● Exercise description: Produce an exact copy of all the data below, dropping every image.

● Data:
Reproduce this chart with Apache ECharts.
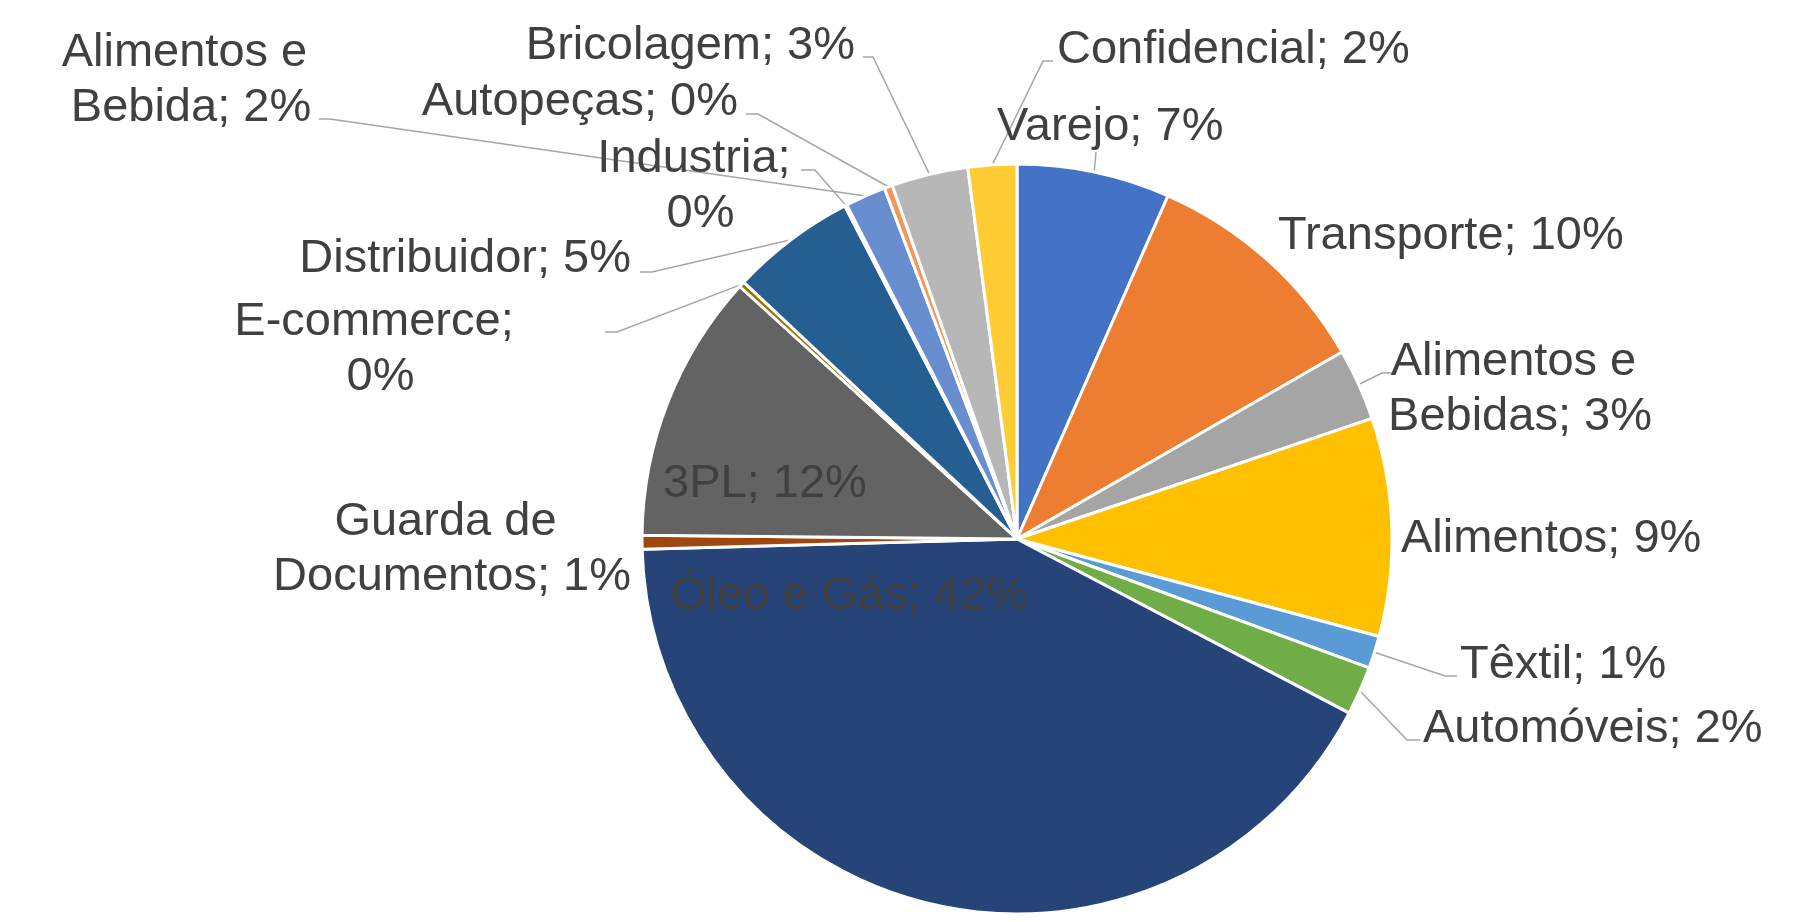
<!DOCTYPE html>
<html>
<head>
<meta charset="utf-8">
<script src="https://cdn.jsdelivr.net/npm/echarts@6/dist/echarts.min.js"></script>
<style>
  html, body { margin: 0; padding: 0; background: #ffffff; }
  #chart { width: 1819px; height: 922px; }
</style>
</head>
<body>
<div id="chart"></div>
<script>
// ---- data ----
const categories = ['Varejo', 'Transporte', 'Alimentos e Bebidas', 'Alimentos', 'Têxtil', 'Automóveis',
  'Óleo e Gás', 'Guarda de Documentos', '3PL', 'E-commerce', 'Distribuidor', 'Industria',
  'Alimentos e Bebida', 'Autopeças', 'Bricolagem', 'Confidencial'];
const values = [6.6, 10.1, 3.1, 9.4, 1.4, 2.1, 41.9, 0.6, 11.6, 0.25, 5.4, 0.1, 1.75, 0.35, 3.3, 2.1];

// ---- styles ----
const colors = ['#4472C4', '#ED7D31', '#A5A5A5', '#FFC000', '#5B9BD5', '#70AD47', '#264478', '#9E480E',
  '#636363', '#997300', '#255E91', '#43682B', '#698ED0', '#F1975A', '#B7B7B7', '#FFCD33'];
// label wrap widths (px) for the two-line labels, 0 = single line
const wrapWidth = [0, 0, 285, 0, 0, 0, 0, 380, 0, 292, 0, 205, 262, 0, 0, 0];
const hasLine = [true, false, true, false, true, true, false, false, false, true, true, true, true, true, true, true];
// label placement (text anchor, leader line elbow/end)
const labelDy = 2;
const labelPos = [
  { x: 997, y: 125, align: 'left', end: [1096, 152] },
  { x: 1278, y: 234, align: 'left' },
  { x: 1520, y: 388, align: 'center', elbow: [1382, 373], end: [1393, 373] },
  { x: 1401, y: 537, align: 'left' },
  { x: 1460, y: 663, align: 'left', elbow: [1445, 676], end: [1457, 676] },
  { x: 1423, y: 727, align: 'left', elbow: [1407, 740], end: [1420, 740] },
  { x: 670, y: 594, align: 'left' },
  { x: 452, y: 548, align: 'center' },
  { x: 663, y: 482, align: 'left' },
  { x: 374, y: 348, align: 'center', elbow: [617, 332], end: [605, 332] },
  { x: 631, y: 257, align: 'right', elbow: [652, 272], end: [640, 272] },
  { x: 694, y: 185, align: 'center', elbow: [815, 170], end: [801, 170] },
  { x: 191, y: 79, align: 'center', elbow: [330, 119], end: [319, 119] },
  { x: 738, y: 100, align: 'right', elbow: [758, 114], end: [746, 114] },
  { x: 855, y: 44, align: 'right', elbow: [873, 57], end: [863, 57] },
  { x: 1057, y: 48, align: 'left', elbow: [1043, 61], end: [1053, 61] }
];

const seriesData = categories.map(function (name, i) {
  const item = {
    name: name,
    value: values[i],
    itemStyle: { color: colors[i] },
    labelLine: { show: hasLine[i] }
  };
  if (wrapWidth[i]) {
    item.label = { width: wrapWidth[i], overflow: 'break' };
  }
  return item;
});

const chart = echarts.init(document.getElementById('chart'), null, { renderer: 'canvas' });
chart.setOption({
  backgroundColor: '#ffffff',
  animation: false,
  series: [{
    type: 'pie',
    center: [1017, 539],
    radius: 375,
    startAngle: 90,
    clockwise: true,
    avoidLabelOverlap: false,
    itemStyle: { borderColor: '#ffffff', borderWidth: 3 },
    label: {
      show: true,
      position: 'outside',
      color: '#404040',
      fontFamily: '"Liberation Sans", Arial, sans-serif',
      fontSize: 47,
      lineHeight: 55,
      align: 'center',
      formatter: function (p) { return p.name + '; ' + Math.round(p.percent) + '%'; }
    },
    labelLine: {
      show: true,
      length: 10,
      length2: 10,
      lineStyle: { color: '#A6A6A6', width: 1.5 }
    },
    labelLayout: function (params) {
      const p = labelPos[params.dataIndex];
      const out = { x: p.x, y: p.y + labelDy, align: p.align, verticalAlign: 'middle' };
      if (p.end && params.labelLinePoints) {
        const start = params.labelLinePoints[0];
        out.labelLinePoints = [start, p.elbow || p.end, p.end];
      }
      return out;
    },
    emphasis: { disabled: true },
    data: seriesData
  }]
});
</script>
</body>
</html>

● Solution:
Reproduce this chart with Apache ECharts.
<!DOCTYPE html>
<html>
<head>
<meta charset="utf-8">
<script src="https://cdn.jsdelivr.net/npm/echarts@6/dist/echarts.min.js"></script>
<style>
  html, body { margin: 0; padding: 0; background: #ffffff; }
  #chart { width: 1819px; height: 922px; }
</style>
</head>
<body>
<div id="chart"></div>
<script>
// ---- data ----
const categories = ['Varejo', 'Transporte', 'Alimentos e Bebidas', 'Alimentos', 'Têxtil', 'Automóveis',
  'Óleo e Gás', 'Guarda de Documentos', '3PL', 'E-commerce', 'Distribuidor', 'Industria',
  'Alimentos e Bebida', 'Autopeças', 'Bricolagem', 'Confidencial'];
const values = [6.6, 10.1, 3.1, 9.4, 1.4, 2.1, 41.9, 0.6, 11.6, 0.25, 5.4, 0.1, 1.75, 0.35, 3.3, 2.1];

// ---- styles ----
const colors = ['#4472C4', '#ED7D31', '#A5A5A5', '#FFC000', '#5B9BD5', '#70AD47', '#264478', '#9E480E',
  '#636363', '#997300', '#255E91', '#43682B', '#698ED0', '#F1975A', '#B7B7B7', '#FFCD33'];
// label wrap widths (px) for the two-line labels, 0 = single line
const wrapWidth = [0, 0, 285, 0, 0, 0, 0, 380, 0, 292, 0, 205, 262, 0, 0, 0];
const hasLine = [true, false, true, false, true, true, false, false, false, true, true, true, true, true, true, true];
// label placement (text anchor, leader line elbow/end)
const labelDy = 2;
const labelPos = [
  { x: 997, y: 125, align: 'left', end: [1096, 152] },
  { x: 1278, y: 234, align: 'left' },
  { x: 1520, y: 388, align: 'center', elbow: [1382, 373], end: [1393, 373] },
  { x: 1401, y: 537, align: 'left' },
  { x: 1460, y: 663, align: 'left', elbow: [1445, 676], end: [1457, 676] },
  { x: 1423, y: 727, align: 'left', elbow: [1407, 740], end: [1420, 740] },
  { x: 670, y: 594, align: 'left' },
  { x: 452, y: 548, align: 'center' },
  { x: 663, y: 482, align: 'left' },
  { x: 374, y: 348, align: 'center', elbow: [617, 332], end: [605, 332] },
  { x: 631, y: 257, align: 'right', elbow: [652, 272], end: [640, 272] },
  { x: 694, y: 185, align: 'center', elbow: [815, 170], end: [801, 170] },
  { x: 191, y: 79, align: 'center', elbow: [330, 119], end: [319, 119] },
  { x: 738, y: 100, align: 'right', elbow: [758, 114], end: [746, 114] },
  { x: 855, y: 44, align: 'right', elbow: [873, 57], end: [863, 57] },
  { x: 1057, y: 48, align: 'left', elbow: [1043, 61], end: [1053, 61] }
];

const seriesData = categories.map(function (name, i) {
  const item = {
    name: name,
    value: values[i],
    itemStyle: { color: colors[i] },
    labelLine: { show: hasLine[i] }
  };
  if (wrapWidth[i]) {
    item.label = { width: wrapWidth[i], overflow: 'break' };
  }
  return item;
});

const chart = echarts.init(document.getElementById('chart'), null, { renderer: 'canvas' });
chart.setOption({
  backgroundColor: '#ffffff',
  animation: false,
  series: [{
    type: 'pie',
    center: [1017, 539],
    radius: 375,
    startAngle: 90,
    clockwise: true,
    avoidLabelOverlap: false,
    itemStyle: { borderColor: '#ffffff', borderWidth: 3 },
    label: {
      show: true,
      position: 'outside',
      color: '#404040',
      fontFamily: '"Liberation Sans", Arial, sans-serif',
      fontSize: 47,
      lineHeight: 55,
      align: 'center',
      formatter: function (p) { return p.name + '; ' + Math.round(p.percent) + '%'; }
    },
    labelLine: {
      show: true,
      length: 10,
      length2: 10,
      lineStyle: { color: '#A6A6A6', width: 1.5 }
    },
    labelLayout: function (params) {
      const p = labelPos[params.dataIndex];
      const out = { x: p.x, y: p.y + labelDy, align: p.align, verticalAlign: 'middle' };
      if (p.end && params.labelLinePoints) {
        const start = params.labelLinePoints[0];
        out.labelLinePoints = [start, p.elbow || p.end, p.end];
      }
      return out;
    },
    emphasis: { disabled: true },
    data: seriesData
  }]
});
</script>
</body>
</html>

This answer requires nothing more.